Output the material word for word. Leave each picture out.

--- Start of Raw data ---

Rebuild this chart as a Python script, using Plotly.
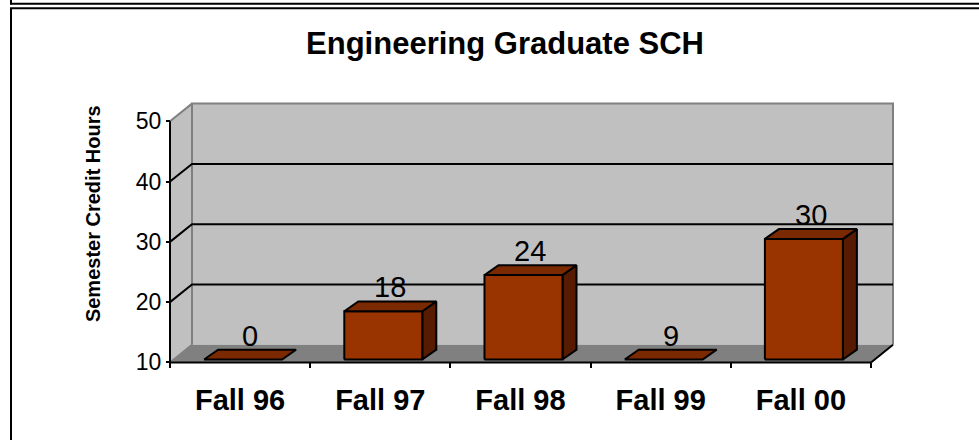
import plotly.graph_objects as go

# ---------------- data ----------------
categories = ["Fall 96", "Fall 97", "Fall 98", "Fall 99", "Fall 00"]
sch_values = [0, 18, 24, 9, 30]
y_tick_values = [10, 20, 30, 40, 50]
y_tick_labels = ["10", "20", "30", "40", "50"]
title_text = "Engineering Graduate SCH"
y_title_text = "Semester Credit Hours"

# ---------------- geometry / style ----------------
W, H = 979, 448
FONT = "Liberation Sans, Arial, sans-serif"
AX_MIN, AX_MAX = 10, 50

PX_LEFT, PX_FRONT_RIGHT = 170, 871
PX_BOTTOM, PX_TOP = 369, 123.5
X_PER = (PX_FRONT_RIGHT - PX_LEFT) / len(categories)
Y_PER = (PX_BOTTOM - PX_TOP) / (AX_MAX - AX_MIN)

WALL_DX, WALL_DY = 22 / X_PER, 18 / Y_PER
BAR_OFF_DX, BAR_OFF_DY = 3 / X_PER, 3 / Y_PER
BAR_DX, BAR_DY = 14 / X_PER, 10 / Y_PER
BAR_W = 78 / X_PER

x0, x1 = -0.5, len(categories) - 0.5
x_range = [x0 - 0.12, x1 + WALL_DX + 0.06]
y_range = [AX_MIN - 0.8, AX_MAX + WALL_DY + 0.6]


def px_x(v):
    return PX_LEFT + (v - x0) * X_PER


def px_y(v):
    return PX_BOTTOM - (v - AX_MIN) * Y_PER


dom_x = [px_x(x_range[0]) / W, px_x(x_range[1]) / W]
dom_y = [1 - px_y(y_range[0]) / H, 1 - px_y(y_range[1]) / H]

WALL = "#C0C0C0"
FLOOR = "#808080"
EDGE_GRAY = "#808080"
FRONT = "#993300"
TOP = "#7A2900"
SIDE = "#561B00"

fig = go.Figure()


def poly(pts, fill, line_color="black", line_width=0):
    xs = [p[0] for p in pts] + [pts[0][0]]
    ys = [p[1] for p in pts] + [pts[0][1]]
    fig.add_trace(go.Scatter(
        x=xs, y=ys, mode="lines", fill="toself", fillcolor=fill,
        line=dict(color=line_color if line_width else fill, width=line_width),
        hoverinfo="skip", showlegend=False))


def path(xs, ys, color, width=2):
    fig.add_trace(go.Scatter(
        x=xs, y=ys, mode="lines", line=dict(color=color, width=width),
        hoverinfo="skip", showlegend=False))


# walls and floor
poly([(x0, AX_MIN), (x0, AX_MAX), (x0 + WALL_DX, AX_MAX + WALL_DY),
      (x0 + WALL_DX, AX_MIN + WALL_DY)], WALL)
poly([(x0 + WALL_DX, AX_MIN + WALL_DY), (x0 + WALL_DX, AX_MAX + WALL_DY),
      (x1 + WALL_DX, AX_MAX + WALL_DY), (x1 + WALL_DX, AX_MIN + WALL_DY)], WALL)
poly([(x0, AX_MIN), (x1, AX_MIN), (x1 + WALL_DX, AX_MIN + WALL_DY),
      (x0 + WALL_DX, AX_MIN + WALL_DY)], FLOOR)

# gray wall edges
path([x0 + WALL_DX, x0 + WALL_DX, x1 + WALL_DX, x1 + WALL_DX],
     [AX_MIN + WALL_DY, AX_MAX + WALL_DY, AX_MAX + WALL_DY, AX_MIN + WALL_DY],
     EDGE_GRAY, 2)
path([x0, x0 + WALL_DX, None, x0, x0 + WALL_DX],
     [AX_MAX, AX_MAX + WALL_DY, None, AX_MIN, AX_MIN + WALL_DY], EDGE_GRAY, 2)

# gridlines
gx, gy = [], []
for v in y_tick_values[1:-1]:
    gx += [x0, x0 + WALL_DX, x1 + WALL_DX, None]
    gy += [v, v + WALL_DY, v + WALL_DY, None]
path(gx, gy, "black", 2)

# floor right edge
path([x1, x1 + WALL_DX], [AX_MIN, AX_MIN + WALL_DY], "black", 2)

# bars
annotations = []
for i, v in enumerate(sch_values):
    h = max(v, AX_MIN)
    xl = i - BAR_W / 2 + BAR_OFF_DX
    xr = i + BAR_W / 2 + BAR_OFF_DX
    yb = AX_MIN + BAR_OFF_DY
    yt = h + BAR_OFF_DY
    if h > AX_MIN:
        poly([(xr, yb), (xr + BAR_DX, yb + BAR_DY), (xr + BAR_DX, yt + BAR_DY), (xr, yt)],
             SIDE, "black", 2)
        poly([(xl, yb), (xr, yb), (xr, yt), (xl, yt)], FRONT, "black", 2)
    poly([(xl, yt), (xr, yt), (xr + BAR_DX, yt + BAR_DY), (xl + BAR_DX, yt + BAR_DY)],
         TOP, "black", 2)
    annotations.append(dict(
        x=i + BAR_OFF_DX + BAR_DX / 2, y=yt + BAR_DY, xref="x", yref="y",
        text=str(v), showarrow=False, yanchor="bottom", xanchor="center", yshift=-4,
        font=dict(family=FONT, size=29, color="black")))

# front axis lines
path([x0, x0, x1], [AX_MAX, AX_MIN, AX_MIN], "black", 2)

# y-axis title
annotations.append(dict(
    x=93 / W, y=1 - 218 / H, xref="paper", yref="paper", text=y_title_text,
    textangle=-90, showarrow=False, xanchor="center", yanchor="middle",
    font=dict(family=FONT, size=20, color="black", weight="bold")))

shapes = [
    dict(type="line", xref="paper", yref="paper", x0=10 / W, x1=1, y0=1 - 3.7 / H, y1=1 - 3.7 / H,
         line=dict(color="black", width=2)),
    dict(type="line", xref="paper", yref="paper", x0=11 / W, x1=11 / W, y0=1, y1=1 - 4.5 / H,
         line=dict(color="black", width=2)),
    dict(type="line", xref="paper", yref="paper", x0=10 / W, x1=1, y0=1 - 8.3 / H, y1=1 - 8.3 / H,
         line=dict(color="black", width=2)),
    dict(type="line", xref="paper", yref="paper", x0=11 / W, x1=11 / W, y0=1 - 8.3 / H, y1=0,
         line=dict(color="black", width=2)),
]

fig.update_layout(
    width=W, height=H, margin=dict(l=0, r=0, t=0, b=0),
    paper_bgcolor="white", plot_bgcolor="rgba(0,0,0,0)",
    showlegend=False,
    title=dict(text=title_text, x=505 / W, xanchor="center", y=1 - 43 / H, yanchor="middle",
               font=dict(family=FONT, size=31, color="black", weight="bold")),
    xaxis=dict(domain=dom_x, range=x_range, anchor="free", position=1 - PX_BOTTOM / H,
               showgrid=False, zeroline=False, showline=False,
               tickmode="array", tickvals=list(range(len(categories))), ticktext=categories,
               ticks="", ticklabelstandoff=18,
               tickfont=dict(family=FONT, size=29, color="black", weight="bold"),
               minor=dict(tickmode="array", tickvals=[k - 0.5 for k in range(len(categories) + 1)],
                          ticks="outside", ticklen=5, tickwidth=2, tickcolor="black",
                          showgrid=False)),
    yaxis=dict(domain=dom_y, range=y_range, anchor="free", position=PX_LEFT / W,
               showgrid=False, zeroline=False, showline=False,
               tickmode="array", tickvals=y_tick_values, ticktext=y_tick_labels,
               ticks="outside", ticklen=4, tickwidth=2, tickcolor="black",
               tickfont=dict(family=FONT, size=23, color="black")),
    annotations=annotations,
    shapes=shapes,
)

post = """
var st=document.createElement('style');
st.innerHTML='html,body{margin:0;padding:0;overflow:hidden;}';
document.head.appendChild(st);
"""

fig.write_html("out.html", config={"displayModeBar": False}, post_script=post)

--- End of Raw data ---

* _Solved problem_
Rebuild this chart as a Python script, using Plotly.
import plotly.graph_objects as go

# ---------------- data ----------------
categories = ["Fall 96", "Fall 97", "Fall 98", "Fall 99", "Fall 00"]
sch_values = [0, 18, 24, 9, 30]
y_tick_values = [10, 20, 30, 40, 50]
y_tick_labels = ["10", "20", "30", "40", "50"]
title_text = "Engineering Graduate SCH"
y_title_text = "Semester Credit Hours"

# ---------------- geometry / style ----------------
W, H = 979, 448
FONT = "Liberation Sans, Arial, sans-serif"
AX_MIN, AX_MAX = 10, 50

PX_LEFT, PX_FRONT_RIGHT = 170, 871
PX_BOTTOM, PX_TOP = 369, 123.5
X_PER = (PX_FRONT_RIGHT - PX_LEFT) / len(categories)
Y_PER = (PX_BOTTOM - PX_TOP) / (AX_MAX - AX_MIN)

WALL_DX, WALL_DY = 22 / X_PER, 18 / Y_PER
BAR_OFF_DX, BAR_OFF_DY = 3 / X_PER, 3 / Y_PER
BAR_DX, BAR_DY = 14 / X_PER, 10 / Y_PER
BAR_W = 78 / X_PER

x0, x1 = -0.5, len(categories) - 0.5
x_range = [x0 - 0.12, x1 + WALL_DX + 0.06]
y_range = [AX_MIN - 0.8, AX_MAX + WALL_DY + 0.6]


def px_x(v):
    return PX_LEFT + (v - x0) * X_PER


def px_y(v):
    return PX_BOTTOM - (v - AX_MIN) * Y_PER


dom_x = [px_x(x_range[0]) / W, px_x(x_range[1]) / W]
dom_y = [1 - px_y(y_range[0]) / H, 1 - px_y(y_range[1]) / H]

WALL = "#C0C0C0"
FLOOR = "#808080"
EDGE_GRAY = "#808080"
FRONT = "#993300"
TOP = "#7A2900"
SIDE = "#561B00"

fig = go.Figure()


def poly(pts, fill, line_color="black", line_width=0):
    xs = [p[0] for p in pts] + [pts[0][0]]
    ys = [p[1] for p in pts] + [pts[0][1]]
    fig.add_trace(go.Scatter(
        x=xs, y=ys, mode="lines", fill="toself", fillcolor=fill,
        line=dict(color=line_color if line_width else fill, width=line_width),
        hoverinfo="skip", showlegend=False))


def path(xs, ys, color, width=2):
    fig.add_trace(go.Scatter(
        x=xs, y=ys, mode="lines", line=dict(color=color, width=width),
        hoverinfo="skip", showlegend=False))


# walls and floor
poly([(x0, AX_MIN), (x0, AX_MAX), (x0 + WALL_DX, AX_MAX + WALL_DY),
      (x0 + WALL_DX, AX_MIN + WALL_DY)], WALL)
poly([(x0 + WALL_DX, AX_MIN + WALL_DY), (x0 + WALL_DX, AX_MAX + WALL_DY),
      (x1 + WALL_DX, AX_MAX + WALL_DY), (x1 + WALL_DX, AX_MIN + WALL_DY)], WALL)
poly([(x0, AX_MIN), (x1, AX_MIN), (x1 + WALL_DX, AX_MIN + WALL_DY),
      (x0 + WALL_DX, AX_MIN + WALL_DY)], FLOOR)

# gray wall edges
path([x0 + WALL_DX, x0 + WALL_DX, x1 + WALL_DX, x1 + WALL_DX],
     [AX_MIN + WALL_DY, AX_MAX + WALL_DY, AX_MAX + WALL_DY, AX_MIN + WALL_DY],
     EDGE_GRAY, 2)
path([x0, x0 + WALL_DX, None, x0, x0 + WALL_DX],
     [AX_MAX, AX_MAX + WALL_DY, None, AX_MIN, AX_MIN + WALL_DY], EDGE_GRAY, 2)

# gridlines
gx, gy = [], []
for v in y_tick_values[1:-1]:
    gx += [x0, x0 + WALL_DX, x1 + WALL_DX, None]
    gy += [v, v + WALL_DY, v + WALL_DY, None]
path(gx, gy, "black", 2)

# floor right edge
path([x1, x1 + WALL_DX], [AX_MIN, AX_MIN + WALL_DY], "black", 2)

# bars
annotations = []
for i, v in enumerate(sch_values):
    h = max(v, AX_MIN)
    xl = i - BAR_W / 2 + BAR_OFF_DX
    xr = i + BAR_W / 2 + BAR_OFF_DX
    yb = AX_MIN + BAR_OFF_DY
    yt = h + BAR_OFF_DY
    if h > AX_MIN:
        poly([(xr, yb), (xr + BAR_DX, yb + BAR_DY), (xr + BAR_DX, yt + BAR_DY), (xr, yt)],
             SIDE, "black", 2)
        poly([(xl, yb), (xr, yb), (xr, yt), (xl, yt)], FRONT, "black", 2)
    poly([(xl, yt), (xr, yt), (xr + BAR_DX, yt + BAR_DY), (xl + BAR_DX, yt + BAR_DY)],
         TOP, "black", 2)
    annotations.append(dict(
        x=i + BAR_OFF_DX + BAR_DX / 2, y=yt + BAR_DY, xref="x", yref="y",
        text=str(v), showarrow=False, yanchor="bottom", xanchor="center", yshift=-4,
        font=dict(family=FONT, size=29, color="black")))

# front axis lines
path([x0, x0, x1], [AX_MAX, AX_MIN, AX_MIN], "black", 2)

# y-axis title
annotations.append(dict(
    x=93 / W, y=1 - 218 / H, xref="paper", yref="paper", text=y_title_text,
    textangle=-90, showarrow=False, xanchor="center", yanchor="middle",
    font=dict(family=FONT, size=20, color="black", weight="bold")))

shapes = [
    dict(type="line", xref="paper", yref="paper", x0=10 / W, x1=1, y0=1 - 3.7 / H, y1=1 - 3.7 / H,
         line=dict(color="black", width=2)),
    dict(type="line", xref="paper", yref="paper", x0=11 / W, x1=11 / W, y0=1, y1=1 - 4.5 / H,
         line=dict(color="black", width=2)),
    dict(type="line", xref="paper", yref="paper", x0=10 / W, x1=1, y0=1 - 8.3 / H, y1=1 - 8.3 / H,
         line=dict(color="black", width=2)),
    dict(type="line", xref="paper", yref="paper", x0=11 / W, x1=11 / W, y0=1 - 8.3 / H, y1=0,
         line=dict(color="black", width=2)),
]

fig.update_layout(
    width=W, height=H, margin=dict(l=0, r=0, t=0, b=0),
    paper_bgcolor="white", plot_bgcolor="rgba(0,0,0,0)",
    showlegend=False,
    title=dict(text=title_text, x=505 / W, xanchor="center", y=1 - 43 / H, yanchor="middle",
               font=dict(family=FONT, size=31, color="black", weight="bold")),
    xaxis=dict(domain=dom_x, range=x_range, anchor="free", position=1 - PX_BOTTOM / H,
               showgrid=False, zeroline=False, showline=False,
               tickmode="array", tickvals=list(range(len(categories))), ticktext=categories,
               ticks="", ticklabelstandoff=18,
               tickfont=dict(family=FONT, size=29, color="black", weight="bold"),
               minor=dict(tickmode="array", tickvals=[k - 0.5 for k in range(len(categories) + 1)],
                          ticks="outside", ticklen=5, tickwidth=2, tickcolor="black",
                          showgrid=False)),
    yaxis=dict(domain=dom_y, range=y_range, anchor="free", position=PX_LEFT / W,
               showgrid=False, zeroline=False, showline=False,
               tickmode="array", tickvals=y_tick_values, ticktext=y_tick_labels,
               ticks="outside", ticklen=4, tickwidth=2, tickcolor="black",
               tickfont=dict(family=FONT, size=23, color="black")),
    annotations=annotations,
    shapes=shapes,
)

post = """
var st=document.createElement('style');
st.innerHTML='html,body{margin:0;padding:0;overflow:hidden;}';
document.head.appendChild(st);
"""

fig.write_html("out.html", config={"displayModeBar": False}, post_script=post)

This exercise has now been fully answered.